Proving lim(x->a) e^f(x) = e^lim(x->a)f(x): Struggling With Epsilon-Delta!

[forty]

I'm trying to prove that:

lim(x->a) e^f(x) = e^lim(x->a)f(x) (Assume lim(x->a)f(x) exists)

However I am having great difficulty! My only real approach I have taken is epsilon-delta proof.

if $$\epsilon$$ > 0 then there exists $$\delta$$ > 0 such that if |x - a| < $$\delta$$ then | e^f(x) - e^lim(x->a)f(x)| < $$\epsilon$$.

Assume $$\epsilon$$ > 0
Assume |x - a| < $$\delta$$

then to show that | e^f(x) - e^lim(x->a)f(x)| < $$\epsilon$$

Here I really have no idea...

As the limit of f(x) exits and that |x - a| < $$\delta$$ then by definition lim(x->a)f(x) = L (some number)

which gives

| e^f(x) - e^L| < $$\epsilon$$

Here I have no idea.. Do I use logs? Taylor series?

This has started to give me quite a headache! I've done proofs like this before but with concrete numbers not functions.

Any help on this as always would be greatly appreciated!

 

[Mark44]

Do you have to do this as an epsilon-delta proof? Do you have any theorems about, say, limits of continuous functions?

 

[hamster143]

It should be helpful to know that, if $$|f(x) - F| < \delta, |e^{f(x)} - e^F| <= |f(x)-F| e^F e^{\delta}$$.

 

[forty]

Mark44
I had a look at the properties and found nothing really useful.
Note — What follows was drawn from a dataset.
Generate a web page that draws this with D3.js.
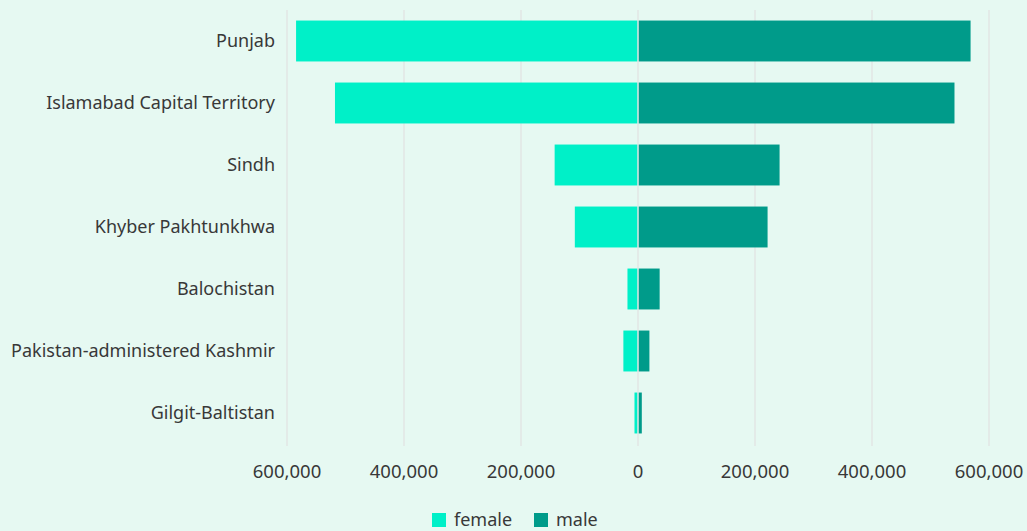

And I do think that I had to use an epsilon-delta proof >.< (they get very cumbersome very fast!)

hamster143
I don't know where that property comes from and I don't really have any idea how to apply it to the proof.

I should stick to physics.

 

[Mark44]

Why do you think you have to do an epsilon-delta proof? If the problem doesn't say that you have to prove it using delta and epsilon, then why assume that it does? What properties (actually theorems) do you have available? For instance, is there a theorem about the limit of a sum of functions? Product of functions? You said you found nothing useful, but maybe there was something there that could be used and you didn't recognize it.

 

[hamster143]

hamster143
I don't know where that property comes from and I don't really have any idea how to apply it to the proof.

I should stick to physics.

You're trying to do this as epsilon-delta proof. To do that, for any epsilon you need to find delta such that $$| e^{f(x)} - e^F | < \epsilon$$ for all |x - a| < $$\delta$$.

You know that f(x) converges to F, therefore you can find delta<1 such that |f(x)-F| < $$\epsilon / e^F e^1$$ for all |x - a| < $$\delta$$.

But if it is the case, using the property I showed, $$|e^{f(x)} - e^F| < \epsilon$$.

 

[forty]

Thanks for the help. Finally got to the bottom of it with help from a mate.

Mark44 you where right I didn't need to do an epsilon-delta proof, simple a LHS = RHS using limit properties and you hinted at! Just so use to seeing epsilon-delta proofs everywhere in real analysis.

But in short took the taylor series of one side and then used limit properties until it matches the other!

Thanks again!

 

[Mark44]

"If the only tool you have is a hammer, everything looks like a nail."